I have 2D intersection code and 3D distance code for these
problems at my web site.

--
Dave Eberly
http://www.geometrictools.com

On 18 Jul 2006 20:53:00 -0700, "Sherrie Laraurens"
<sherrielaraurens@hotmail.com> wrote:
>My next question would be is it possible to use the same approach
>in 3d? I am aware of the nastiness involved in obtaining the
>intersection between two 3d line-segments, so I'm prepared to
>have some level of fuzziness in the calculations (I'll be making
>sure the line-segment and ray are planar).

Since you don't say, let's assume that the ray is given by a point and
a vector, and that the line segment is give by its end points. Call
these Pr, Vr, P0, and P1. Also assume Vr is nonzero and P0 is not P1.

Suppose Pr is not collinear with P0 and P1. Then the three points
determine the plane that must contain any intersection, and the cross
product N = (P0-Pr)x(P1-Pr) is normal to that plane. There can be no
intersection unless Vr lies in the plane, thus the dot product N.Vr
must be zero. Passing this test does not guarantee an intersection;
but it is relatively quick and does help us choose a 2D projection if
it succeeds.

If Pr *is* collinear with P0 and P1, careful ****ysis is required. In
case Pr lies between P0 and P1, it is a point of intersection. When Pr
itself is not on the segment, then we can only have an intersection if
Vr is parallel to the line segment and if (P0-Pr).Vr is positive; in
which case every point on the segment is also on the ray.
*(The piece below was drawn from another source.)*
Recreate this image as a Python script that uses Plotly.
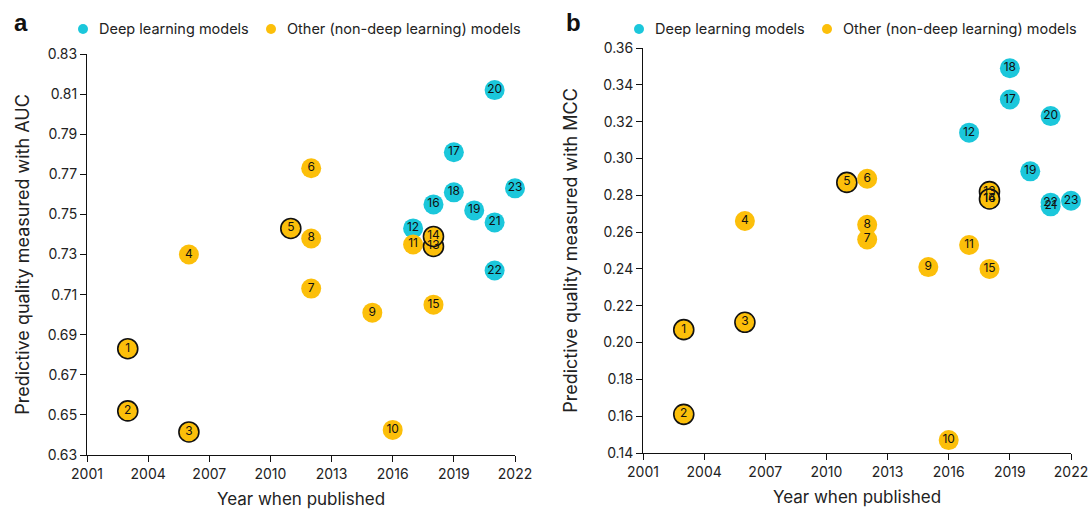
import plotly.graph_objects as go

model_ids = list(range(1, 24))
years = [2003, 2003, 2006, 2006, 2011, 2012, 2012, 2012, 2015, 2016, 2017, 2017,
         2018, 2018, 2018, 2018, 2019, 2019, 2020, 2021, 2021, 2021, 2022]
auc = [0.683, 0.652, 0.6415, 0.730, 0.743, 0.773, 0.713, 0.738, 0.701, 0.6425, 0.735, 0.743,
       0.734, 0.739, 0.705, 0.755, 0.781, 0.761, 0.752, 0.812, 0.746, 0.722, 0.763]
mcc = [0.207, 0.161, 0.211, 0.266, 0.287, 0.289, 0.256, 0.264, 0.241, 0.147, 0.253, 0.314,
       0.282, 0.278, 0.240, 0.278, 0.332, 0.349, 0.293, 0.323, 0.274, 0.276, 0.277]
deep_models = [12, 16, 17, 18, 19, 20, 21, 22, 23]
outlined_models = [1, 2, 3, 5, 13, 14]

legend_names = ["Deep learning models", "Other (non-deep learning) models"]
x_ticks = [2001, 2004, 2007, 2010, 2013, 2016, 2019, 2022]
auc_ticks = [0.63, 0.65, 0.67, 0.69, 0.71, 0.73, 0.75, 0.77, 0.79, 0.81, 0.83]
mcc_ticks = [0.14, 0.16, 0.18, 0.20, 0.22, 0.24, 0.26, 0.28, 0.30, 0.32, 0.34, 0.36]

CYAN = "#1BC7DB"
ORANGE = "#FCBF0A"
FONT = "Inter"

fig = go.Figure()

for vals, xa, ya in [(auc, "x", "y"), (mcc, "x2", "y2")]:
    # markers: deep-learning group first, then other models on top
    for is_deep, col in [(True, CYAN), (False, ORANGE)]:
        idx = [i for i in range(23) if (model_ids[i] in deep_models) == is_deep]
        fig.add_trace(go.Scatter(
            x=[years[i] for i in idx], y=[vals[i] for i in idx], xaxis=xa, yaxis=ya,
            mode="markers",
            marker=dict(size=20, color=col,
                        line=dict(width=[1.6 if model_ids[i] in outlined_models else 0
                                         for i in idx], color="#111")),
            showlegend=False, hoverinfo="skip", cliponaxis=False))
    # number labels on top of all markers
    fig.add_trace(go.Scatter(
        x=years, y=vals, xaxis=xa, yaxis=ya, mode="text",
        text=[str(m) for m in model_ids], textposition="middle center",
        textfont=dict(family=FONT, size=12, color="#111"),
        showlegend=False, hoverinfo="skip", cliponaxis=False))

W, H = 1088, 509
axis_common = dict(showline=True, linecolor="#111", linewidth=1, ticks="outside",
                   ticklen=6, tickcolor="#111", tickwidth=1, showgrid=False, zeroline=False,
                   automargin=False, ticklabeloverflow="allow",
                   tickfont=dict(family=FONT, size=14, color="#222"))

# manual legends (marker circle + text) for each panel
shapes = []
annotations = []
legend_y = 29
for off in [0, 556]:
    for (mx, tx), name, col in zip([(83, 97), (271, 285)], legend_names, [CYAN, ORANGE]):
        cx = mx + off
        shapes.append(dict(type="circle", xref="paper", yref="paper",
                           x0=(cx - 5) / W, x1=(cx + 5) / W,
                           y0=1 - (legend_y + 5) / H, y1=1 - (legend_y - 5) / H,
                           fillcolor=col, line=dict(width=0)))
        annotations.append(dict(text=name, x=(tx + off) / W, y=1 - legend_y / H,
                                xref="paper", yref="paper", xanchor="left", yanchor="middle",
                                showarrow=False,
                                font=dict(family=FONT, size=14.5, color="#222")))

for letter, lx in [("a", 12), ("b", 564)]:
    annotations.append(dict(text=f"<b>{letter}</b>", x=lx / W, y=1 - 22 / H,
                            xref="paper", yref="paper", xanchor="left", yanchor="middle",
                            showarrow=False,
                            font=dict(family="Liberation Sans", size=24, color="#111")))

fig.update_layout(
    width=W, height=H, margin=dict(l=0, r=0, t=0, b=0, autoexpand=False),
    plot_bgcolor="white", paper_bgcolor="white",
    font=dict(family=FONT, color="#222"),
    showlegend=False,
    xaxis=dict(domain=[87 / W, 515 / W], range=[2001, 2022], tickvals=x_ticks,
               title=dict(text="Year when published", font=dict(size=17), standoff=12),
               anchor="y", **axis_common),
    yaxis=dict(domain=[1 - 455 / H, 1 - 54 / H], range=[0.63, 0.83], tickvals=auc_ticks,
               tickformat=".2f",
               title=dict(text="Predictive quality measured with AUC", font=dict(size=18), standoff=13),
               anchor="x", **axis_common),
    xaxis2=dict(domain=[643 / W, 1071 / W], range=[2001, 2022], tickvals=x_ticks,
                title=dict(text="Year when published", font=dict(size=17), standoff=12),
                anchor="y2", **axis_common),
    yaxis2=dict(domain=[1 - 453 / H, 1 - 48 / H], range=[0.14, 0.36], tickvals=mcc_ticks,
                tickformat=".2f",
                title=dict(text="Predictive quality measured with MCC", font=dict(size=18), standoff=21),
                anchor="x2", **axis_common),
    shapes=shapes,
    annotations=annotations,
)

fig.write_html("out.html")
That said, lines in 3D essentially *never* intersect, and the chances
of a ray and a segment passing these tests in spite of floating point
errors is slim indeed. A more robust approach might be to calculate
the distance between the line of the ray and the line of the segment,
and if that's close enough then worry about the further details. This
still requires empirical decisions about collinearity and the like.
And certain configurations will be highly sensitive to perturbations,
like those accidentally introduced by floating point rounding.